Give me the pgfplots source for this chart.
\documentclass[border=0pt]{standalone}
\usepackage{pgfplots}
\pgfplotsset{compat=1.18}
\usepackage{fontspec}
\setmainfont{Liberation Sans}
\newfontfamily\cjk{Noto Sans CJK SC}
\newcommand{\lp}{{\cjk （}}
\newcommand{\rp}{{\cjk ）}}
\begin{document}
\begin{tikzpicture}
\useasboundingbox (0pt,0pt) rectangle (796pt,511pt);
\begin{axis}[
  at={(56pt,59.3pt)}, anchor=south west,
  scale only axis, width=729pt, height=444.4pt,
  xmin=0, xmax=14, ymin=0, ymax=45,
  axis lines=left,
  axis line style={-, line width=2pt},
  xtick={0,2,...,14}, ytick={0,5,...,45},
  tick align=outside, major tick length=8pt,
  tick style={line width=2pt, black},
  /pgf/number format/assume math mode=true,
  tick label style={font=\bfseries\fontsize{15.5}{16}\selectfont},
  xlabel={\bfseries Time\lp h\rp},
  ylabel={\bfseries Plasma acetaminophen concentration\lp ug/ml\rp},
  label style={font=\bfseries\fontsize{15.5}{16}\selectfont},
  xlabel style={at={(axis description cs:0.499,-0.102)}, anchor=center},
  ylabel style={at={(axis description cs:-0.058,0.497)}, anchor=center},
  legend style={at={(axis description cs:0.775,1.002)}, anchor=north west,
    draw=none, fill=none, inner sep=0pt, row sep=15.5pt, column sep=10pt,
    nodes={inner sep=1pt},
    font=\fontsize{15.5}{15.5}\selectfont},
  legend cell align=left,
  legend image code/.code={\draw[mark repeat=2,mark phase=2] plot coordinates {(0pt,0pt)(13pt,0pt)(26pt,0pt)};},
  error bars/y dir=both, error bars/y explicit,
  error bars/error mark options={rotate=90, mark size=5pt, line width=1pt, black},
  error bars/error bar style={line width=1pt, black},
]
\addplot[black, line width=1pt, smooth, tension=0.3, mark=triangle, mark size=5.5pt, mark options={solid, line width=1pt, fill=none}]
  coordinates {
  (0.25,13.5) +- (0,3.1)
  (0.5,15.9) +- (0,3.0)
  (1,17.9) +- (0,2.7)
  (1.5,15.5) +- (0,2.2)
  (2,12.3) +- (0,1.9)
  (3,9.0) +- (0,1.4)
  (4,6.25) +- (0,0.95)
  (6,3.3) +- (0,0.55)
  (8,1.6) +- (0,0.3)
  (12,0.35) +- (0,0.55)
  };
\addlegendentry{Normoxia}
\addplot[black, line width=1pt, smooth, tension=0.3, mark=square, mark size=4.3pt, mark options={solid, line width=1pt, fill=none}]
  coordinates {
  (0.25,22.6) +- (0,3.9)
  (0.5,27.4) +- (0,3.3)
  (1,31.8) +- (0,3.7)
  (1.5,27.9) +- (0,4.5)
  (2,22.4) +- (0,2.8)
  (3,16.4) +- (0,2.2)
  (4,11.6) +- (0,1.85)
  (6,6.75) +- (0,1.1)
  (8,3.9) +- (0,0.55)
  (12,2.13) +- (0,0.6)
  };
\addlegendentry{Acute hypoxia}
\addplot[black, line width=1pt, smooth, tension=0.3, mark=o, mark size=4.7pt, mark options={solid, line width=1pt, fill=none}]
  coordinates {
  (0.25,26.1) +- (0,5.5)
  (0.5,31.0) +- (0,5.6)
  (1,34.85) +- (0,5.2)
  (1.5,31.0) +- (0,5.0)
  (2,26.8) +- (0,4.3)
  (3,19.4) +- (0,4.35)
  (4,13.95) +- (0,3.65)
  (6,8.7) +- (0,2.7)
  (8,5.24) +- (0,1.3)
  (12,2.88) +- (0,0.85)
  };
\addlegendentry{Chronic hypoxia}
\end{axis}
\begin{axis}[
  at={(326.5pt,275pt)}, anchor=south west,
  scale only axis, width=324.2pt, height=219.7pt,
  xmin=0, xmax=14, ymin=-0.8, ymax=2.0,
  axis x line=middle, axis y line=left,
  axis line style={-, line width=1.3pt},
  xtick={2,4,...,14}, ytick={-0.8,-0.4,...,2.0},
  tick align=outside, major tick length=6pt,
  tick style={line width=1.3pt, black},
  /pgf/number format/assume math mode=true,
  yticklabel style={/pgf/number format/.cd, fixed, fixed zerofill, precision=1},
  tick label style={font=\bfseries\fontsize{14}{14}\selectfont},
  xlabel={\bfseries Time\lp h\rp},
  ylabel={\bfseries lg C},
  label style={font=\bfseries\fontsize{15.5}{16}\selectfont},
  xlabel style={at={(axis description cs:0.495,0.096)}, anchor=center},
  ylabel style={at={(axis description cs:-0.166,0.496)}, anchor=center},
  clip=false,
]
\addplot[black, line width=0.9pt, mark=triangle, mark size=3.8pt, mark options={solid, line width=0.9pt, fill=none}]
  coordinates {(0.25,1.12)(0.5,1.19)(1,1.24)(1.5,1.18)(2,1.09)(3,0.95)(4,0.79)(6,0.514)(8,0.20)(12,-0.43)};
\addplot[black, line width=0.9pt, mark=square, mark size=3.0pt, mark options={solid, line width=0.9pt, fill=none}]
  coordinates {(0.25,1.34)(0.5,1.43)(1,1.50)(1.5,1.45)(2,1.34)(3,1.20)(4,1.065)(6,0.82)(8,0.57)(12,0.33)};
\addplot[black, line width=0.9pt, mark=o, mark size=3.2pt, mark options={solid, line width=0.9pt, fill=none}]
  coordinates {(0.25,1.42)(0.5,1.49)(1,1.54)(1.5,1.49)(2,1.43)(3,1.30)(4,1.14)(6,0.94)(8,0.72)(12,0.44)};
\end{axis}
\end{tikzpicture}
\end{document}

---

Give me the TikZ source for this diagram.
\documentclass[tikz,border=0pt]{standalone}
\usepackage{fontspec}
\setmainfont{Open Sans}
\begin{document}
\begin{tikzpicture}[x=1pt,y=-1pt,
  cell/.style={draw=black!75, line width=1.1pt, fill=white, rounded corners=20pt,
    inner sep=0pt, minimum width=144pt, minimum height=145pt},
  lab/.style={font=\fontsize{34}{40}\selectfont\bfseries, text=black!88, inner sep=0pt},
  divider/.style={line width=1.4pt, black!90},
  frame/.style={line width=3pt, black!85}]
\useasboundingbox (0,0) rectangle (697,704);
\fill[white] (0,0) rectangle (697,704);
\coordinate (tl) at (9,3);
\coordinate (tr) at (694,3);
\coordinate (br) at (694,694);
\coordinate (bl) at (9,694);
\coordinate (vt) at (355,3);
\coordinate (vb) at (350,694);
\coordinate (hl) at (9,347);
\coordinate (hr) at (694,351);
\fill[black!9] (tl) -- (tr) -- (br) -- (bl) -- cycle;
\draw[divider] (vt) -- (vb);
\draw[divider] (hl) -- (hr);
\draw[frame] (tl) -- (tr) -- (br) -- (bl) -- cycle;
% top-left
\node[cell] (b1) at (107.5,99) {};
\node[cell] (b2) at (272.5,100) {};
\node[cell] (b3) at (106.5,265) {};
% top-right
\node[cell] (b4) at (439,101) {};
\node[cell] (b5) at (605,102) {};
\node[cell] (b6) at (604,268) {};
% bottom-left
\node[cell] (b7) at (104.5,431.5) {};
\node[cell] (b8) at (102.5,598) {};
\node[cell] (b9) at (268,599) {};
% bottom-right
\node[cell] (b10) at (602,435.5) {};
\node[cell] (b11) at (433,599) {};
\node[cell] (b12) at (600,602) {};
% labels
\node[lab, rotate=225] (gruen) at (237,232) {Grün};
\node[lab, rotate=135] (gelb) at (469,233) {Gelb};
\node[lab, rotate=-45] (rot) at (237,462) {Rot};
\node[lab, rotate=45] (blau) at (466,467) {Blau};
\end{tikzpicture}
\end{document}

# Exercise task
In the records above, how many lines hold the string "Give"? Reply with only the number.

# The output
2